** start of GIVEN MATERIAL **

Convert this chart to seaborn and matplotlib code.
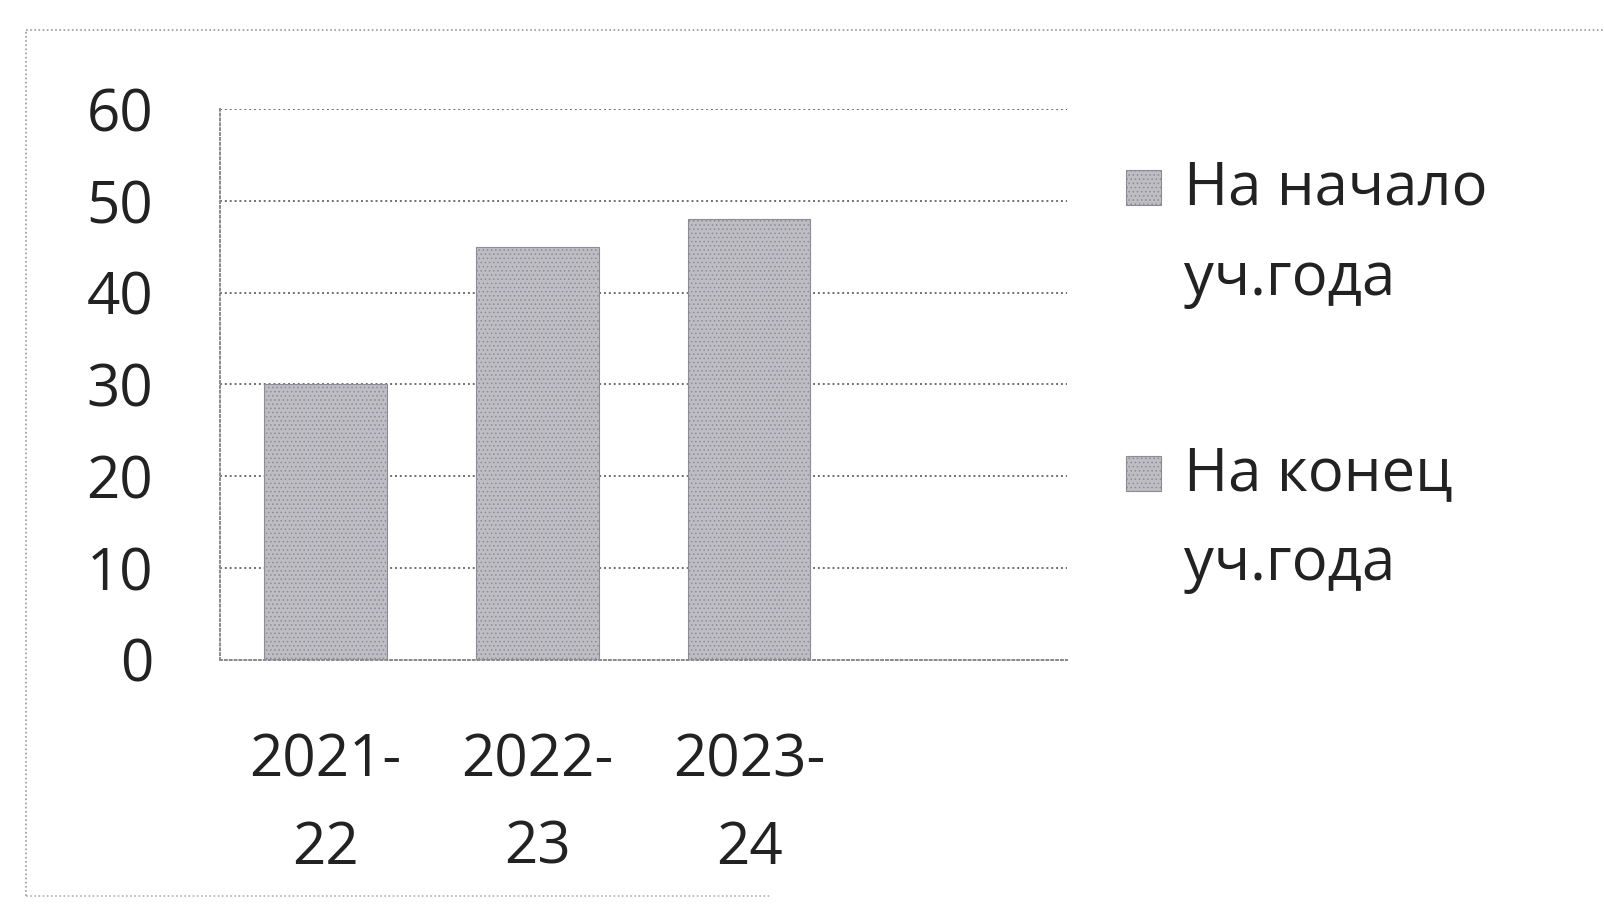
import pandas as pd
import seaborn as sns
import matplotlib.pyplot as plt
import matplotlib.patches as mpatches
from matplotlib.lines import Line2D

sns.set_theme(style="white")
plt.rcParams['font.family'] = ['Open Sans', 'DejaVu Sans']
plt.rcParams['hatch.linewidth'] = 0.6

# data
years = ["2021-\n22", "2022-\n23", "2023-\n24"]
start_of_year = [30, 45, 48]
series_names = ["На начало\nуч.года", "На конец\nуч.года"]
y_ticks = [0, 10, 20, 30, 40, 50, 60]

df = pd.DataFrame({"year": years, "value": start_of_year})

bar_color = "#bdbdc3"
edge_color = "#8c8c94"

fig = plt.figure(figsize=(16.04, 9.24), dpi=100)
ax = fig.add_axes([0.137, 0.286, 0.528, 0.596])

sns.barplot(data=df, x="year", y="value", order=years, color=bar_color,
            width=0.58, saturation=1, ax=ax)
for p in ax.patches:
    p.set_hatch("....")
    p.set_edgecolor(edge_color)
    p.set_linewidth(0.8)

ax.set_xlim(-0.5, 3.5)
ax.set_ylim(0, 60)
ax.set_yticks(y_ticks)
ax.set_xticks(range(len(years)))
ax.set_xticklabels(years)
ax.set_xlabel("")
ax.set_ylabel("")
ax.set_axisbelow(True)
ax.yaxis.grid(True, linestyle=(0, (1, 1.5)), color="#6f6f6f", linewidth=1.4)
ax.xaxis.grid(False)

# category boundaries get the small ticks, like the original axis
ax.set_xticks([-0.5, 0.5, 1.5, 2.5, 3.5], minor=True)
ax.tick_params(axis="x", which="major", length=0, labelsize=42, pad=52, colors="#222222")
ax.tick_params(axis="x", which="minor", length=8, width=1, color="#999999", direction="out")
ax.tick_params(axis="y", which="major", length=8, width=1, color="#999999", labelsize=42,
               pad=40, colors="#222222", direction="out")
for lab in ax.get_xticklabels():
    lab.set_linespacing(1.65)

for side in ["top", "right"]:
    ax.spines[side].set_visible(False)
for side in ["left", "bottom"]:
    ax.spines[side].set_linestyle((0, (1, 1.5)))
    ax.spines[side].set_color("#8a8a8a")
    ax.spines[side].set_linewidth(1.4)

# legend: square sits beside the first line of each two-line label
leg_x = 0.702
leg_y = [0.797, 0.488]
for name, y in zip(series_names, leg_y):
    fig.add_artist(mpatches.Rectangle((leg_x, y - 0.019), 0.022, 0.038,
                                      transform=fig.transFigure, facecolor=bar_color,
                                      edgecolor=edge_color, hatch="....", linewidth=0.8))
    fig.text(leg_x + 0.036, y + 0.031, name, fontsize=43, color="#222222",
             va="top", linespacing=1.65, transform=fig.transFigure)

# scanned frame around the chart
fig.add_artist(Line2D([0.016, 1.0], [0.968, 0.968], transform=fig.transFigure,
                      color="#9a9a9a", linestyle=(0, (1, 1.5)), linewidth=1.2))
fig.add_artist(Line2D([0.016, 0.016], [0.03, 0.968], transform=fig.transFigure,
                      color="#9a9a9a", linestyle=(0, (1, 1.5)), linewidth=1.2))
fig.add_artist(Line2D([0.016, 0.48], [0.03, 0.03], transform=fig.transFigure,
                      color="#b0b0b0", linestyle=(0, (1, 1.5)), linewidth=1.2))

fig.savefig("out.png", dpi=100)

** end of GIVEN MATERIAL **

### SET EXERCISE
Leave out the pictures. Transcribe only the lines above, from the first through the one that contains "ax = fig.add_axes([0.137, 0.286, 0.528, 0.596])".

### REPLY
Convert this chart to seaborn and matplotlib code.
import pandas as pd
import seaborn as sns
import matplotlib.pyplot as plt
import matplotlib.patches as mpatches
from matplotlib.lines import Line2D

sns.set_theme(style="white")
plt.rcParams['font.family'] = ['Open Sans', 'DejaVu Sans']
plt.rcParams['hatch.linewidth'] = 0.6

# data
years = ["2021-\n22", "2022-\n23", "2023-\n24"]
start_of_year = [30, 45, 48]
series_names = ["На начало\nуч.года", "На конец\nуч.года"]
y_ticks = [0, 10, 20, 30, 40, 50, 60]

df = pd.DataFrame({"year": years, "value": start_of_year})

bar_color = "#bdbdc3"
edge_color = "#8c8c94"

fig = plt.figure(figsize=(16.04, 9.24), dpi=100)
ax = fig.add_axes([0.137, 0.286, 0.528, 0.596])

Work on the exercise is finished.